EXERCISE PROMPT:
Write the data out again exactly, dropping any images it holds.

GIVEN MATERIAL:
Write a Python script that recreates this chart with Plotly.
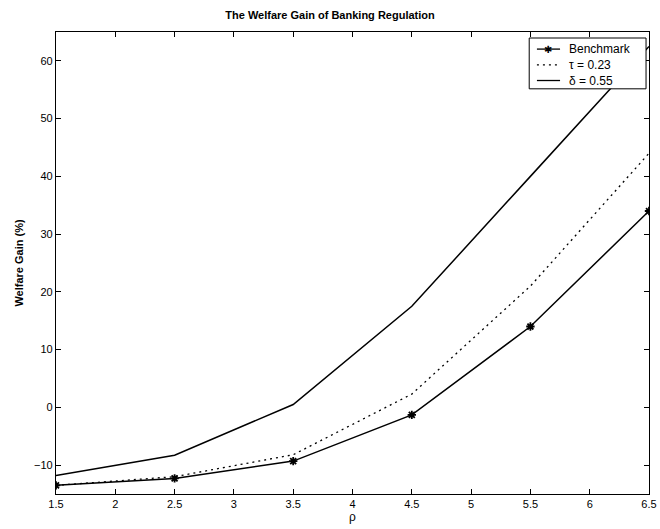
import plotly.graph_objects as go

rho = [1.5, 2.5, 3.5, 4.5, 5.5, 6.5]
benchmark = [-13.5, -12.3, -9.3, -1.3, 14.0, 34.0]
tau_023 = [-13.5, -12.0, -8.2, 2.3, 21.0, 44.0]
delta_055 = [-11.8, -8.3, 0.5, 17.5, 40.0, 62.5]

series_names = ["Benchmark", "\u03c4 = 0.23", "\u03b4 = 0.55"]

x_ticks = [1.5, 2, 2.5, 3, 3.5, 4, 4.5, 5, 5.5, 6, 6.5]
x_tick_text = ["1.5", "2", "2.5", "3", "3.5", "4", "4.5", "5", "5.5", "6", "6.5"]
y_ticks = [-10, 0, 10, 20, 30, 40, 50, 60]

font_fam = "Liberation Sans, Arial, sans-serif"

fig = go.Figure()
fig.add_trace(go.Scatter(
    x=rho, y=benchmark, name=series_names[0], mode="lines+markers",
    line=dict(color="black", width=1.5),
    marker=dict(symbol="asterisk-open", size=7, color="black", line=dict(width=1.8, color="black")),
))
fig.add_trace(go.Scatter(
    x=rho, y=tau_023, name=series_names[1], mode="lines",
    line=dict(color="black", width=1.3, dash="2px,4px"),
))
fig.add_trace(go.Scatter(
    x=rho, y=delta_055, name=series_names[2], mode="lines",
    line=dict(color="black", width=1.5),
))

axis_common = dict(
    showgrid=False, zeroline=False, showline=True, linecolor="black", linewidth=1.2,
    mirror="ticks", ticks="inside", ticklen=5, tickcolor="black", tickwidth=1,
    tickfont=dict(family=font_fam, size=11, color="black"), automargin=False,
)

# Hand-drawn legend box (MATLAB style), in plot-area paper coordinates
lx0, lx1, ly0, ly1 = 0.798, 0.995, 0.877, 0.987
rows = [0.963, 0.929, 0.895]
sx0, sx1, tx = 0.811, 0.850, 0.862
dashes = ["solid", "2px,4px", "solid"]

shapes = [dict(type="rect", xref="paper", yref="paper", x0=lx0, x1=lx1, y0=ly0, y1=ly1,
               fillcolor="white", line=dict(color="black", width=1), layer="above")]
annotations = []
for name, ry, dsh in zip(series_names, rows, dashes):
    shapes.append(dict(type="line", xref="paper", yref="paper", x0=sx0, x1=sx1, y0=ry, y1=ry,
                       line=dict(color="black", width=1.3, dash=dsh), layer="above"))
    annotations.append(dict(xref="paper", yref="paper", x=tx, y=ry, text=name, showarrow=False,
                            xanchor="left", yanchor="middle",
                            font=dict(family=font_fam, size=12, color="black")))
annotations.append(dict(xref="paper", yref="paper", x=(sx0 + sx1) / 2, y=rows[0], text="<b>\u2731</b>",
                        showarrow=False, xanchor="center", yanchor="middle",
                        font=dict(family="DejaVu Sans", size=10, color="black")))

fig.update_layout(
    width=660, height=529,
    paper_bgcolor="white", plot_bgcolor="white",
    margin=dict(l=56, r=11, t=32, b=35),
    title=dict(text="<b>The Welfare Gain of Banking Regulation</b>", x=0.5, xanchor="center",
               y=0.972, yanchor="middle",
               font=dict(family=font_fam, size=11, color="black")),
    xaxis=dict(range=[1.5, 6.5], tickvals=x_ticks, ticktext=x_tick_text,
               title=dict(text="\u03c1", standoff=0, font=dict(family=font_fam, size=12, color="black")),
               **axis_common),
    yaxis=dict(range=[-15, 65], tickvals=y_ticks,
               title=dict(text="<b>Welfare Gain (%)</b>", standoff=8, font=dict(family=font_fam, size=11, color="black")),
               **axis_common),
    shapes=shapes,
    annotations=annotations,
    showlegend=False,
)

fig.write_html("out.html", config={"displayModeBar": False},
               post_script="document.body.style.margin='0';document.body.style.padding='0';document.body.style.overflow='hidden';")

FINISHED ANSWER:
Write a Python script that recreates this chart with Plotly.
import plotly.graph_objects as go

rho = [1.5, 2.5, 3.5, 4.5, 5.5, 6.5]
benchmark = [-13.5, -12.3, -9.3, -1.3, 14.0, 34.0]
tau_023 = [-13.5, -12.0, -8.2, 2.3, 21.0, 44.0]
delta_055 = [-11.8, -8.3, 0.5, 17.5, 40.0, 62.5]

series_names = ["Benchmark", "\u03c4 = 0.23", "\u03b4 = 0.55"]

x_ticks = [1.5, 2, 2.5, 3, 3.5, 4, 4.5, 5, 5.5, 6, 6.5]
x_tick_text = ["1.5", "2", "2.5", "3", "3.5", "4", "4.5", "5", "5.5", "6", "6.5"]
y_ticks = [-10, 0, 10, 20, 30, 40, 50, 60]

font_fam = "Liberation Sans, Arial, sans-serif"

fig = go.Figure()
fig.add_trace(go.Scatter(
    x=rho, y=benchmark, name=series_names[0], mode="lines+markers",
    line=dict(color="black", width=1.5),
    marker=dict(symbol="asterisk-open", size=7, color="black", line=dict(width=1.8, color="black")),
))
fig.add_trace(go.Scatter(
    x=rho, y=tau_023, name=series_names[1], mode="lines",
    line=dict(color="black", width=1.3, dash="2px,4px"),
))
fig.add_trace(go.Scatter(
    x=rho, y=delta_055, name=series_names[2], mode="lines",
    line=dict(color="black", width=1.5),
))

axis_common = dict(
    showgrid=False, zeroline=False, showline=True, linecolor="black", linewidth=1.2,
    mirror="ticks", ticks="inside", ticklen=5, tickcolor="black", tickwidth=1,
    tickfont=dict(family=font_fam, size=11, color="black"), automargin=False,
)

# Hand-drawn legend box (MATLAB style), in plot-area paper coordinates
lx0, lx1, ly0, ly1 = 0.798, 0.995, 0.877, 0.987
rows = [0.963, 0.929, 0.895]
sx0, sx1, tx = 0.811, 0.850, 0.862
dashes = ["solid", "2px,4px", "solid"]

shapes = [dict(type="rect", xref="paper", yref="paper", x0=lx0, x1=lx1, y0=ly0, y1=ly1,
               fillcolor="white", line=dict(color="black", width=1), layer="above")]
annotations = []
for name, ry, dsh in zip(series_names, rows, dashes):
    shapes.append(dict(type="line", xref="paper", yref="paper", x0=sx0, x1=sx1, y0=ry, y1=ry,
                       line=dict(color="black", width=1.3, dash=dsh), layer="above"))
    annotations.append(dict(xref="paper", yref="paper", x=tx, y=ry, text=name, showarrow=False,
                            xanchor="left", yanchor="middle",
                            font=dict(family=font_fam, size=12, color="black")))
annotations.append(dict(xref="paper", yref="paper", x=(sx0 + sx1) / 2, y=rows[0], text="<b>\u2731</b>",
                        showarrow=False, xanchor="center", yanchor="middle",
                        font=dict(family="DejaVu Sans", size=10, color="black")))

fig.update_layout(
    width=660, height=529,
    paper_bgcolor="white", plot_bgcolor="white",
    margin=dict(l=56, r=11, t=32, b=35),
    title=dict(text="<b>The Welfare Gain of Banking Regulation</b>", x=0.5, xanchor="center",
               y=0.972, yanchor="middle",
               font=dict(family=font_fam, size=11, color="black")),
    xaxis=dict(range=[1.5, 6.5], tickvals=x_ticks, ticktext=x_tick_text,
               title=dict(text="\u03c1", standoff=0, font=dict(family=font_fam, size=12, color="black")),
               **axis_common),
    yaxis=dict(range=[-15, 65], tickvals=y_ticks,
               title=dict(text="<b>Welfare Gain (%)</b>", standoff=8, font=dict(family=font_fam, size=11, color="black")),
               **axis_common),
    shapes=shapes,
    annotations=annotations,
    showlegend=False,
)

fig.write_html("out.html", config={"displayModeBar": False},
               post_script="document.body.style.margin='0';document.body.style.padding='0';document.body.style.overflow='hidden';")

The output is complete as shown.